They made it in
- Updated: September 3, 2021
Martin, Carden thankful to be last team in as the Sunny King Charity Classic exhausts waiting list, expands field
By Al Muskewitz
East Alabama Sports Today
Ted Martin was visiting his granddaughter in Lincoln one weekend in early July and thought it would be the perfect opportunity to sign up for the Sunny King Charity Classic.
They fired up the computer and were inputting all the information to get the Choccolocco golfer and his Classic first-timer partner Buddy Carden registered online when his granddaughter’s husband found another story on the internet that said the field had already reached capacity.
There was no automatic stop on the file they were working to shut them down, so they kept doing what they were doing, submitted the form and hoped for the best.

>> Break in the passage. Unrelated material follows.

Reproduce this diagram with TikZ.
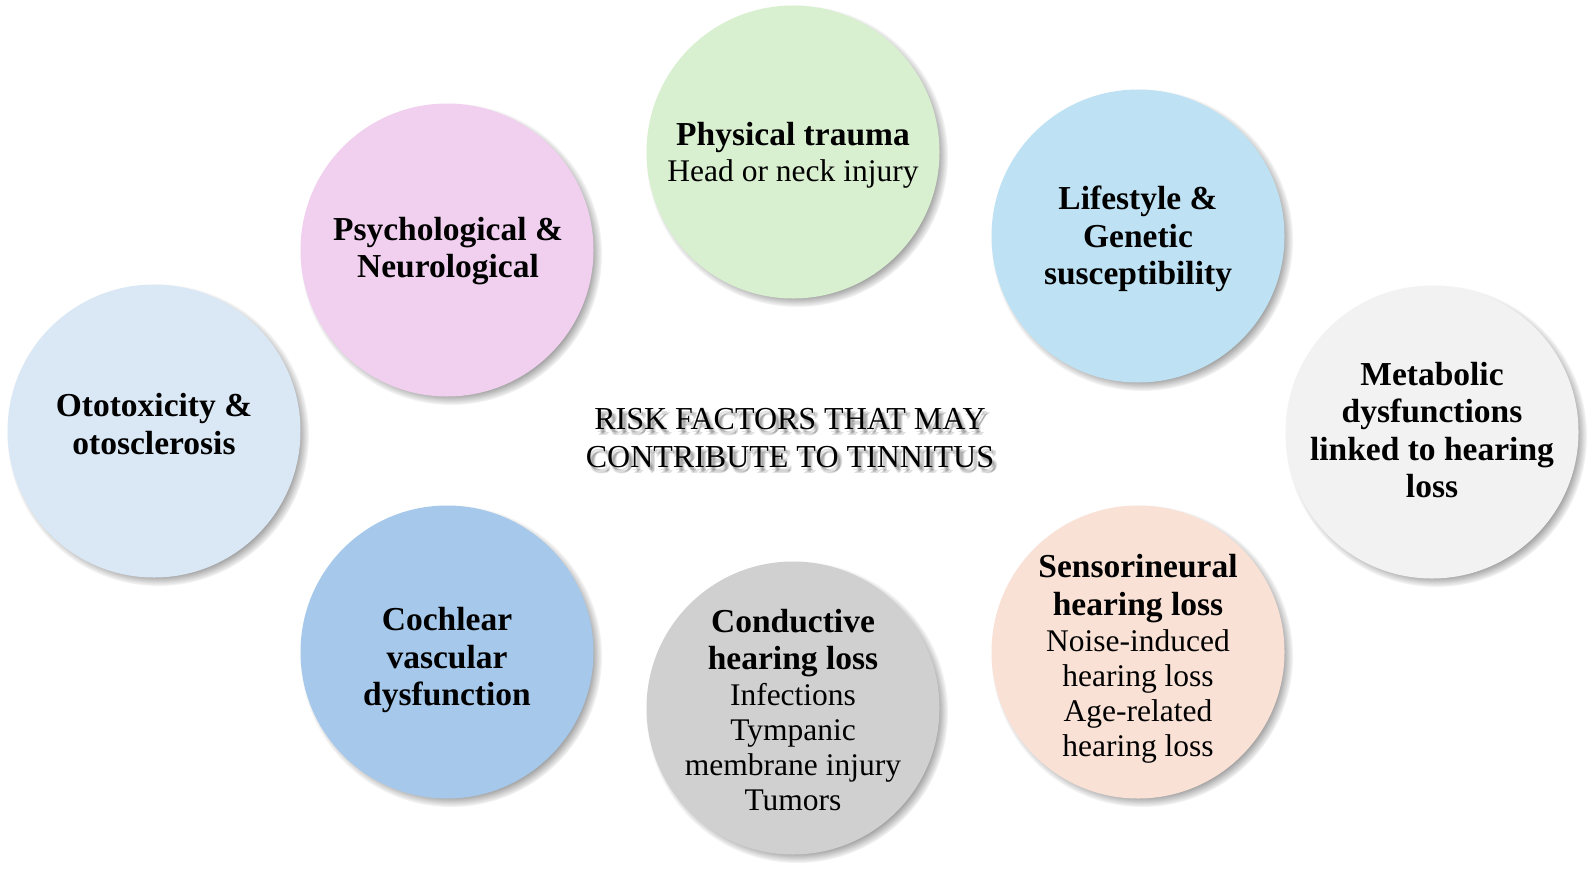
\documentclass[tikz,border=0pt]{standalone}
\usepackage{fontspec}
\setmainfont{Liberation Serif}
\usetikzlibrary{shadows,fadings}
\definecolor{cgreen}{RGB}{217,240,208}
\definecolor{cpink}{RGB}{240,208,238}
\definecolor{csky}{RGB}{190,226,243}
\definecolor{cpale}{RGB}{218,232,245}
\definecolor{clight}{RGB}{242,242,242}
\definecolor{cblue}{RGB}{166,200,234}
\definecolor{cgrey}{RGB}{208,208,208}
\definecolor{cpeach}{RGB}{249,225,214}
\tikzset{
  bubble/.style={circle, minimum size=293pt, inner sep=0pt,
    fill=#1, draw=none,
    circular drop shadow={shadow scale=1.03, shadow xshift=4pt, shadow yshift=-4pt,
      opacity=0.75, fill=black!65, path fading={circle with fuzzy edge 10 percent}}},
  label/.style={align=center, inner sep=0pt, font=\fontsize{31.5}{35}\selectfont},
  titletext/.style={align=center, font=\fontsize{32}{38}\selectfont, inner sep=0pt},
  tshadow/.style={titletext, text=black, opacity=0.12},
}
\newcommand{\bl}[1]{{\bfseries\fontsize{33.5}{37.5}\selectfont #1}}
\begin{document}
\begin{tikzpicture}[x=1pt,y=-1pt]
\useasboundingbox[fill=white] (0,0) rectangle (1595,868);
\node[bubble=cpale] (oto) at (154,431) {};
\node[bubble=cpink] (psy) at (447,250) {};
\node[bubble=cgreen] (phy) at (793,152) {};
\node[bubble=csky] (life) at (1138,236) {};
\node[bubble=clight] (meta) at (1432,432) {};
\node[bubble=cblue] (coch) at (447,652) {};
\node[bubble=cgrey] (cond) at (793,708) {};
\node[bubble=cpeach] (sens) at (1138,652) {};
\node[label] (oto-t) at (154,424) {\bl{Ototoxicity \&}\\[2.5pt]\bl{otosclerosis}};
\node[label] (psy-t) at (448,251) {\bl{Psychological \&}\\[2.5pt]\bl{Neurological}};
\node[label] (phy-t) at (793,155) {\bl{Physical trauma}\\[1pt]Head or neck injury};
\node[label] (life-t) at (1138,239) {\bl{Lifestyle \&}\\[2.5pt]\bl{Genetic}\\[2.5pt]\bl{susceptibility}};
\node[label] (meta-t) at (1432,430) {\bl{Metabolic}\\[2.5pt]\bl{dysfunctions}\\[2.5pt]\bl{linked to hearing}\\[2.5pt]\bl{loss}};
\node[label] (coch-t) at (447,660) {\bl{Cochlear}\\[2.5pt]\bl{vascular}\\[2.5pt]\bl{dysfunction}};
\node[label] (cond-t) at (793,710) {\bl{Conductive}\\[2.5pt]\bl{hearing loss}\\[1pt]Infections\\Tympanic\\membrane injury\\Tumors};
\node[label] (sens-t) at (1138,659) {\bl{Sensorineural}\\[2.5pt]\bl{hearing loss}\\[1pt]Noise-induced\\hearing loss\\Age-related\\hearing loss};
\foreach \dx/\dy [count=\i] in {2/3,4/5,3/6,5/4}{
  \node[tshadow] (tsh\i) at (790+\dx,438+\dy) {RISK FACTORS THAT MAY\\CONTRIBUTE TO TINNITUS};
}
\node[titletext, text=black] (title) at (790,438) {RISK FACTORS THAT MAY\\CONTRIBUTE TO TINNITUS};
\end{tikzpicture}
\end{document}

The tournament filled up in record time, partly because it missed its tee time in 2020 due to COVID and folks were eager to play and partly due to its return in a more temperate September in hopes the pandemic had run its course.

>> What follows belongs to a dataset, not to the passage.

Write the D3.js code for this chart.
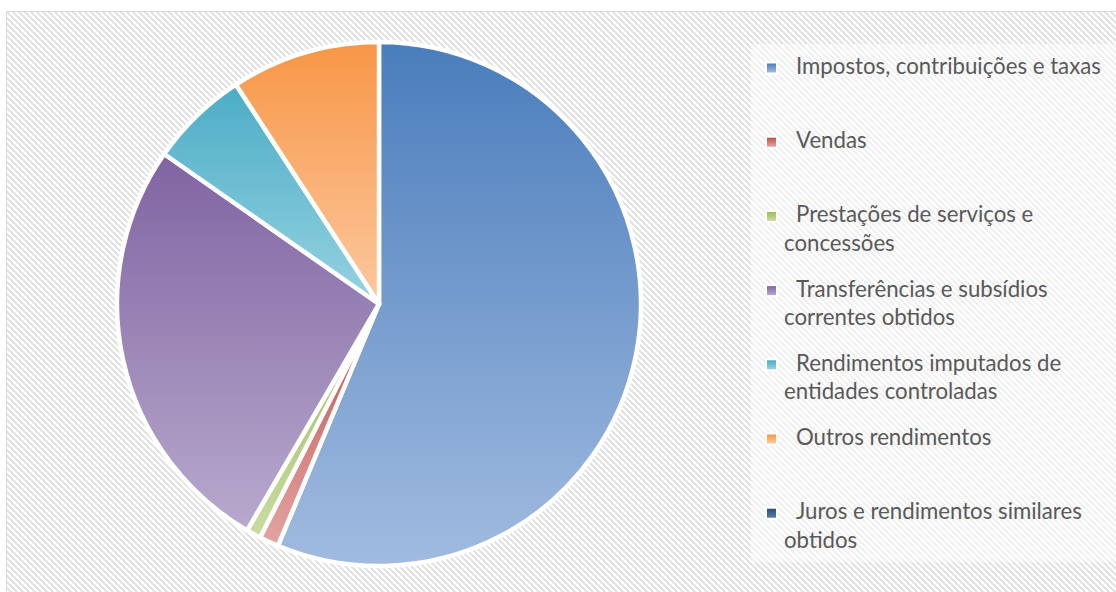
<!DOCTYPE html>
<html>
<head>
<meta charset="utf-8">
<script src="https://cdn.jsdelivr.net/npm/d3@7"></script>
<style>
  html, body { margin: 0; padding: 0; background: #ffffff; }
  svg { display: block; }
</style>
</head>
<body>
<svg id="chart" width="1116" height="592"></svg>
<script>
// Receitas por natureza (percentagem do total)
const categories = [
  "Impostos, contribuições e taxas",
  "Vendas",
  "Prestações de serviços e concessões",
  "Transferências e subsídios correntes obtidos",
  "Rendimentos imputados de entidades controladas",
  "Outros rendimentos",
  "Juros e rendimentos similares obtidos"
];
const shares = [56.3, 1.2, 0.9, 26.3, 6.1, 9.2, 0.0];

// Gradient stops per category: darker at top, lighter at bottom
const topColors    = ["#4a7dbc", "#c0504d", "#9bbb59", "#8064a2", "#4bacc6", "#f79646", "#2c4d75"];
const bottomColors = ["#a1bbe0", "#e3a4a2", "#c9dca2", "#b8a9cd", "#96d3e1", "#fcc89f", "#5a7bab"];

const svg = d3.select("#chart");
const defs = svg.append("defs");

// small pixel downward-diagonal pattern
const P = 6;
const pat = defs.append("pattern")
  .attr("id", "hatch")
  .attr("patternUnits", "userSpaceOnUse")
  .attr("width", P).attr("height", P);
pat.append("rect").attr("width", P).attr("height", P).attr("fill", "#ffffff");
const cells = [];
for (let y = 0; y < P; y++) {
  for (let x = 0; x < P; x++) {
    const k = ((x - y) % P + P) % P;
    if (k < 3) cells.push({x, y});
  }
}
pat.selectAll("rect.px").data(cells).enter().append("rect")
  .attr("class", "px")
  .attr("x", d => d.x).attr("y", d => d.y)
  .attr("width", 1).attr("height", 1)
  .attr("fill", "#e3e3e3")
  .attr("shape-rendering", "crispEdges");

categories.forEach((c, i) => {
  const g = defs.append("linearGradient")
    .attr("id", "grad" + i)
    .attr("x1", 0).attr("y1", 0).attr("x2", 0).attr("y2", 1);
  g.append("stop").attr("offset", "0%").attr("stop-color", topColors[i]);
  g.append("stop").attr("offset", "100%").attr("stop-color", bottomColors[i]);
});

// Chart area
svg.append("rect")
  .attr("x", 6.5).attr("y", 11.5)
  .attr("width", 1120).attr("height", 600)
  .attr("fill", "url(#hatch)")
  .attr("stroke", "#d9d9d9").attr("stroke-width", 1);

// Pie
const cx = 379, cy = 304, radius = 262;
const pie = d3.pie().sort(null).value(d => d.v);
const arc = d3.arc().innerRadius(0).outerRadius(radius);
const data = categories.map((c, i) => ({c, v: shares[i], i}));

const pieG = svg.append("g").attr("transform", `translate(${cx},${cy})`);
pieG.selectAll("path").data(pie(data).filter(d => d.data.v > 0)).enter().append("path")
  .attr("d", arc)
  .attr("fill", d => `url(#grad${d.data.i})`)
  .attr("stroke", "#ffffff")
  .attr("stroke-width", 4.5)
  .attr("stroke-linejoin", "round");

// Legend panel
svg.append("rect")
  .attr("x", 751).attr("y", 44)
  .attr("width", 365).attr("height", 518)
  .attr("fill", "#ffffff").attr("fill-opacity", 0.45);

const legend = svg.append("g");
const fontFamily = "Lato, 'Open Sans', sans-serif";

// size the legend font so the first entry spans 305px
const probe = legend.append("text")
  .attr("font-family", fontFamily).attr("font-size", 24)
  .text(categories[0]);
const probeLen = probe.node().getComputedTextLength();
probe.remove();
const fontSize = 24 * 305 / probeLen;

const textX = 796, wrapX = 784, maxRight = 1108;
const firstBaseline = 74, step = 74.2, lineH = 28.6;

const measurer = legend.append("text")
  .attr("font-family", fontFamily).attr("font-size", fontSize);
function widthOf(s) {
  measurer.text(s);
  return measurer.node().getComputedTextLength();
}

categories.forEach((label, i) => {
  const base = firstBaseline + i * step;
  // wrap the label into lines
  const words = label.split(" ");
  const lines = [];
  let cur = "";
  words.forEach(w => {
    const trial = cur ? cur + " " + w : w;
    const startX = lines.length === 0 ? textX : wrapX;
    if (cur && startX + widthOf(trial) > maxRight) {
      lines.push(cur);
      cur = w;
    } else {
      cur = trial;
    }
  });
  if (cur) lines.push(cur);

  // marker with soft white halo
  legend.append("rect")
    .attr("x", 765).attr("y", base - 12.5)
    .attr("width", 13).attr("height", 13)
    .attr("fill", "#ffffff").attr("fill-opacity", 0.9);
  legend.append("rect")
    .attr("x", 767).attr("y", base - 10.5)
    .attr("width", 9).attr("height", 9)
    .attr("fill", `url(#grad${i})`);

  const t = legend.append("text")
    .attr("font-family", fontFamily)
    .attr("font-size", fontSize)
    .attr("fill", "#595959");
  lines.forEach((ln, j) => {
    t.append("tspan")
      .attr("x", j === 0 ? textX : wrapX)
      .attr("y", base + j * lineH)
      .text(ln);
  });
});
measurer.remove();
</script>
</body>
</html>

The senior partners sat on the waiting list as the summer dragged on and then last Monday their patience was rewarded. Tournament officials expanded the field by six teams, exhausted the entire waiting list to fill all the gaps and Martin-Carden became the last of the 210 teams in the field.

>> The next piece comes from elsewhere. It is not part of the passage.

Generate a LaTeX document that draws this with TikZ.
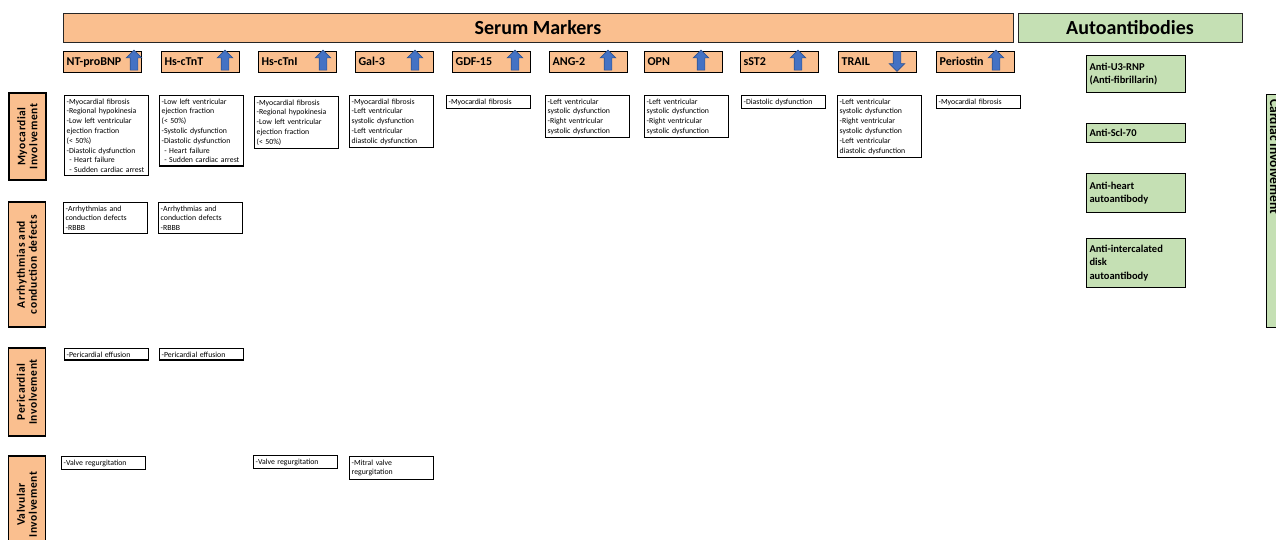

“It was a remote hope and a prayer,” Martin said. “I was hopeful and Buddy was, too, but we conceded if we made it fine, if we didn’t, fine. (Tee time chairman) Keith Howell sent me and Buddy and email and said he had removed us from the waiting list and if we still wanted to be in the tournament we were in. I emailed him back and said, ‘Absolutely. Thank you very much’ and put the check in the mail Monday morning.
“We were just lucky we got in. If I knew who bailed out, who opened that spot up to let us in, I’d send them a Christmas card.”
Carden, 65, was “very disappointed” when it looked like they had missed the cutoff to play in what he called “the Big Show around here,” so the email from the committee was a big pick-me-up. He has friends who are still trying to find an avenue into the event.
“It cheered me up a lot,” he said. “I wanted to be in the Big Show one time before I leave this world.”
Martin was especially thankful because, at 72 with some health issues, this might be the last Sunny King he plays. But he is determined to play because he’s got a record to uphold.
He figures he has played in more than 30 of them with a half-dozen partners. He won the Toyota Venza Sixth Flight with Stacy Williams in 2009. Two years later he witnessed Williams make a hole-in-one for a new car.
Carden said playing in his first Sunny King will be a “unique” experience. He plays every other day with the senior game at Cider Ridge, but the Classic schedule will be a test.
“Playing every other day OK, but when I go to three days in a row we’re going to see how I do at this,” he said. “See if I have the stamina in my body. See if I can still do what a young person can do.
“That’s why I don’t take warmup swings, because I’ve only got so many swings in this old body, so I’ve got to make every one count.”
Cover photo: Buddy Carden (L) and Ted Martin prepare to tee off in the senior game at Cider Ridge.